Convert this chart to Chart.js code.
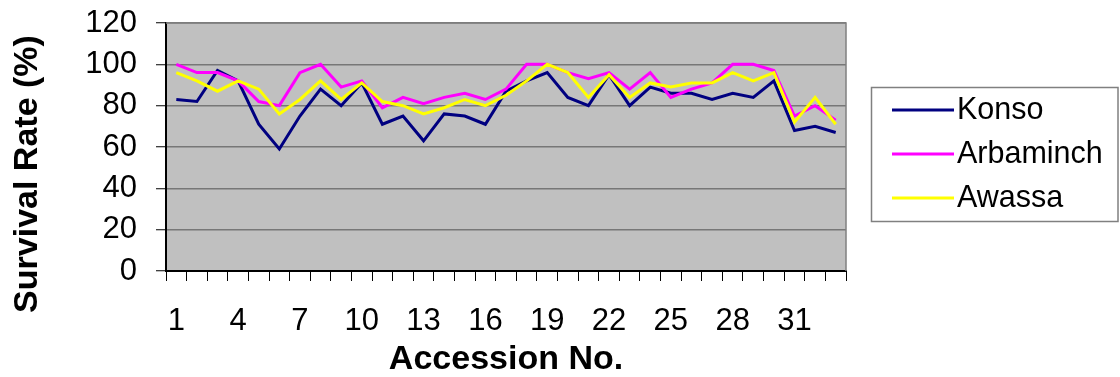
<!DOCTYPE html>
<html>
<head>
<meta charset="utf-8">
<script src="https://cdn.jsdelivr.net/npm/chart.js@4.4.1/dist/chart.umd.min.js"></script>
<style>
  html, body { margin: 0; padding: 0; background: #ffffff; }
  #wrap { width: 1120px; height: 377px; }
</style>
</head>
<body>
<div id="wrap"><canvas id="survival" width="1120" height="377"></canvas></div>
<script>
// Accession numbers along the x axis
const accessions = ['1','2','3','4','5','6','7','8','9','10','11','12','13','14','15','16','17',
                    '18','19','20','21','22','23','24','25','26','27','28','29','30','31','32','33'];
// Accession numbers that carry a printed tick label
const shownAccessions = ['1','4','7','10','13','16','19','22','25','28','31'];
// Survival rate (%) per accession at each site
const konso     = [83, 82, 97, 92, 71, 59, 75, 88, 80, 91, 71, 75, 63, 76, 75, 71, 87,
                   92, 96, 84, 80, 95, 80, 89, 86, 86, 83, 86, 84, 92, 68, 70, 67];
const arbaminch = [100, 96, 96, 92, 82, 80, 96, 100, 89, 92, 79, 84, 81, 84, 86, 83, 88,
                   100, 100, 96, 93, 96, 88, 96, 84, 88, 91, 100, 100, 97, 75, 80, 73];
const awassa    = [96, 92, 87, 92, 88, 76, 83, 92, 83, 91, 82, 80, 76, 79, 83, 80, 85,
                   92, 100, 96, 84, 95, 84, 91, 89, 91, 91, 96, 92, 96, 72, 84, 71];
// Value axis ticks
const yTicks = [0, 20, 40, 60, 80, 100, 120];

const FONT = '"Liberation Sans", Arial, sans-serif';

const series = [
  { label: 'Konso',     data: konso,     color: '#000080' },
  { label: 'Arbaminch', data: arbaminch, color: '#ff00ff' },
  { label: 'Awassa',    data: awassa,    color: '#ffff00' }
];

// Silver plot background with a grey frame on the top and right sides
const plotFrame = {
  id: 'plotFrame',
  beforeDraw(chart) {
    const { ctx, chartArea: a } = chart;
    ctx.save();
    ctx.fillStyle = '#c0c0c0';
    ctx.fillRect(a.left, a.top, a.right - a.left, a.bottom - a.top);
    ctx.restore();
  },
  beforeDatasetsDraw(chart) {
    const { ctx, chartArea: a } = chart;
    ctx.save();
    ctx.strokeStyle = '#808080';
    ctx.lineWidth = 1.5;
    ctx.beginPath();
    ctx.moveTo(a.left, a.top);
    ctx.lineTo(a.right, a.top);
    ctx.lineTo(a.right, a.bottom);
    ctx.stroke();
    ctx.restore();
  }
};

// Vertical axis title and boxed legend on the right
const sideText = {
  id: 'sideText',
  afterDraw(chart) {
    const { ctx } = chart;
    ctx.save();
    ctx.fillStyle = '#000';
    ctx.font = 'bold 34px ' + FONT;
    ctx.textAlign = 'center';
    ctx.textBaseline = 'middle';
    ctx.translate(28, 174);
    ctx.rotate(-Math.PI / 2);
    ctx.fillText('Survival Rate (%)', 0, 0);
    ctx.restore();

    ctx.save();
    ctx.strokeStyle = '#808080';
    ctx.lineWidth = 1.5;
    ctx.strokeRect(871.5, 87.5, 246.5, 134);
    ctx.font = '30.5px ' + FONT;
    ctx.textAlign = 'left';
    ctx.textBaseline = 'middle';
    chart.data.datasets.forEach((ds, i) => {
      const y = 110 + i * 44;
      ctx.strokeStyle = ds.borderColor;
      ctx.lineWidth = 3;
      ctx.beginPath();
      ctx.moveTo(892, y);
      ctx.lineTo(954, y);
      ctx.stroke();
      ctx.fillStyle = '#000';
      ctx.fillText(ds.label, 957, y + 1);
    });
    ctx.restore();
  }
};

new Chart(document.getElementById('survival'), {
  type: 'line',
  data: {
    labels: accessions,
    datasets: series.map((s, i) => ({
      label: s.label,
      data: s.data,
      borderColor: s.color,
      backgroundColor: s.color,
      borderWidth: 3,
      pointRadius: 0,
      pointHoverRadius: 0,
      tension: 0,
      fill: false,
      order: series.length - i
    }))
  },
  options: {
    responsive: false,
    animation: false,
    events: [],
    layout: { padding: { top: 23, right: 274, left: 0, bottom: 0 } },
    plugins: {
      legend: { display: false },
      tooltip: { enabled: false }
    },
    scales: {
      x: {
        type: 'category',
        offset: true,
        afterFit(scale) {
          scale.height = 106;
          scale.paddingLeft = 0;
          scale.paddingRight = 0;
        },
        grid: {
          display: true,
          offset: true,
          drawOnChartArea: false,
          drawTicks: true,
          tickLength: 10,
          color: '#000',
          tickColor: '#000',
          lineWidth: 1
        },
        border: { display: true, color: '#000', width: 2 },
        ticks: {
          autoSkip: false,
          maxRotation: 0,
          minRotation: 0,
          padding: 22,
          color: '#000',
          font: { family: FONT, size: 31 },
          callback(value, index) {
            const lab = accessions[index];
            return shownAccessions.includes(lab) ? lab : '';
          }
        },
        title: {
          display: true,
          text: 'Accession No.',
          color: '#000',
          padding: { top: 0, bottom: 0 },
          font: { family: FONT, size: 34, weight: 'bold', lineHeight: 1 }
        }
      },
      y: {
        min: yTicks[0],
        max: yTicks[yTicks.length - 1],
        afterFit(scale) {
          scale.width = 166;
          scale.paddingTop = 0;
          scale.paddingBottom = 0;
        },
        afterBuildTicks(scale) { scale.ticks = yTicks.map(v => ({ value: v })); },
        grid: {
          color: '#777',
          lineWidth: 1.5,
          drawTicks: true,
          tickLength: 10,
          tickColor: '#000',
          tickWidth: 1
        },
        border: { display: true, color: '#000', width: 2 },
        ticks: {
          autoSkip: false,
          padding: 19,
          color: '#000',
          font: { family: FONT, size: 31 }
        },
        title: { display: false }
      }
    }
  },
  plugins: [plotFrame, sideText]
});
</script>
</body>
</html>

# # # # #

EXERCISE GOAL: Make an exact copy of the listing above. Do not include the pictures.

FULL SOLUTION:
Convert this chart to Chart.js code.
<!DOCTYPE html>
<html>
<head>
<meta charset="utf-8">
<script src="https://cdn.jsdelivr.net/npm/chart.js@4.4.1/dist/chart.umd.min.js"></script>
<style>
  html, body { margin: 0; padding: 0; background: #ffffff; }
  #wrap { width: 1120px; height: 377px; }
</style>
</head>
<body>
<div id="wrap"><canvas id="survival" width="1120" height="377"></canvas></div>
<script>
// Accession numbers along the x axis
const accessions = ['1','2','3','4','5','6','7','8','9','10','11','12','13','14','15','16','17',
                    '18','19','20','21','22','23','24','25','26','27','28','29','30','31','32','33'];
// Accession numbers that carry a printed tick label
const shownAccessions = ['1','4','7','10','13','16','19','22','25','28','31'];
// Survival rate (%) per accession at each site
const konso     = [83, 82, 97, 92, 71, 59, 75, 88, 80, 91, 71, 75, 63, 76, 75, 71, 87,
                   92, 96, 84, 80, 95, 80, 89, 86, 86, 83, 86, 84, 92, 68, 70, 67];
const arbaminch = [100, 96, 96, 92, 82, 80, 96, 100, 89, 92, 79, 84, 81, 84, 86, 83, 88,
                   100, 100, 96, 93, 96, 88, 96, 84, 88, 91, 100, 100, 97, 75, 80, 73];
const awassa    = [96, 92, 87, 92, 88, 76, 83, 92, 83, 91, 82, 80, 76, 79, 83, 80, 85,
                   92, 100, 96, 84, 95, 84, 91, 89, 91, 91, 96, 92, 96, 72, 84, 71];
// Value axis ticks
const yTicks = [0, 20, 40, 60, 80, 100, 120];

const FONT = '"Liberation Sans", Arial, sans-serif';

const series = [
  { label: 'Konso',     data: konso,     color: '#000080' },
  { label: 'Arbaminch', data: arbaminch, color: '#ff00ff' },
  { label: 'Awassa',    data: awassa,    color: '#ffff00' }
];

// Silver plot background with a grey frame on the top and right sides
const plotFrame = {
  id: 'plotFrame',
  beforeDraw(chart) {
    const { ctx, chartArea: a } = chart;
    ctx.save();
    ctx.fillStyle = '#c0c0c0';
    ctx.fillRect(a.left, a.top, a.right - a.left, a.bottom - a.top);
    ctx.restore();
  },
  beforeDatasetsDraw(chart) {
    const { ctx, chartArea: a } = chart;
    ctx.save();
    ctx.strokeStyle = '#808080';
    ctx.lineWidth = 1.5;
    ctx.beginPath();
    ctx.moveTo(a.left, a.top);
    ctx.lineTo(a.right, a.top);
    ctx.lineTo(a.right, a.bottom);
    ctx.stroke();
    ctx.restore();
  }
};

// Vertical axis title and boxed legend on the right
const sideText = {
  id: 'sideText',
  afterDraw(chart) {
    const { ctx } = chart;
    ctx.save();
    ctx.fillStyle = '#000';
    ctx.font = 'bold 34px ' + FONT;
    ctx.textAlign = 'center';
    ctx.textBaseline = 'middle';
    ctx.translate(28, 174);
    ctx.rotate(-Math.PI / 2);
    ctx.fillText('Survival Rate (%)', 0, 0);
    ctx.restore();

    ctx.save();
    ctx.strokeStyle = '#808080';
    ctx.lineWidth = 1.5;
    ctx.strokeRect(871.5, 87.5, 246.5, 134);
    ctx.font = '30.5px ' + FONT;
    ctx.textAlign = 'left';
    ctx.textBaseline = 'middle';
    chart.data.datasets.forEach((ds, i) => {
      const y = 110 + i * 44;
      ctx.strokeStyle = ds.borderColor;
      ctx.lineWidth = 3;
      ctx.beginPath();
      ctx.moveTo(892, y);
      ctx.lineTo(954, y);
      ctx.stroke();
      ctx.fillStyle = '#000';
      ctx.fillText(ds.label, 957, y + 1);
    });
    ctx.restore();
  }
};

new Chart(document.getElementById('survival'), {
  type: 'line',
  data: {
    labels: accessions,
    datasets: series.map((s, i) => ({
      label: s.label,
      data: s.data,
      borderColor: s.color,
      backgroundColor: s.color,
      borderWidth: 3,
      pointRadius: 0,
      pointHoverRadius: 0,
      tension: 0,
      fill: false,
      order: series.length - i
    }))
  },
  options: {
    responsive: false,
    animation: false,
    events: [],
    layout: { padding: { top: 23, right: 274, left: 0, bottom: 0 } },
    plugins: {
      legend: { display: false },
      tooltip: { enabled: false }
    },
    scales: {
      x: {
        type: 'category',
        offset: true,
        afterFit(scale) {
          scale.height = 106;
          scale.paddingLeft = 0;
          scale.paddingRight = 0;
        },
        grid: {
          display: true,
          offset: true,
          drawOnChartArea: false,
          drawTicks: true,
          tickLength: 10,
          color: '#000',
          tickColor: '#000',
          lineWidth: 1
        },
        border: { display: true, color: '#000', width: 2 },
        ticks: {
          autoSkip: false,
          maxRotation: 0,
          minRotation: 0,
          padding: 22,
          color: '#000',
          font: { family: FONT, size: 31 },
          callback(value, index) {
            const lab = accessions[index];
            return shownAccessions.includes(lab) ? lab : '';
          }
        },
        title: {
          display: true,
          text: 'Accession No.',
          color: '#000',
          padding: { top: 0, bottom: 0 },
          font: { family: FONT, size: 34, weight: 'bold', lineHeight: 1 }
        }
      },
      y: {
        min: yTicks[0],
        max: yTicks[yTicks.length - 1],
        afterFit(scale) {
          scale.width = 166;
          scale.paddingTop = 0;
          scale.paddingBottom = 0;
        },
        afterBuildTicks(scale) { scale.ticks = yTicks.map(v => ({ value: v })); },
        grid: {
          color: '#777',
          lineWidth: 1.5,
          drawTicks: true,
          tickLength: 10,
          tickColor: '#000',
          tickWidth: 1
        },
        border: { display: true, color: '#000', width: 2 },
        ticks: {
          autoSkip: false,
          padding: 19,
          color: '#000',
          font: { family: FONT, size: 31 }
        },
        title: { display: false }
      }
    }
  },
  plugins: [plotFrame, sideText]
});
</script>
</body>
</html>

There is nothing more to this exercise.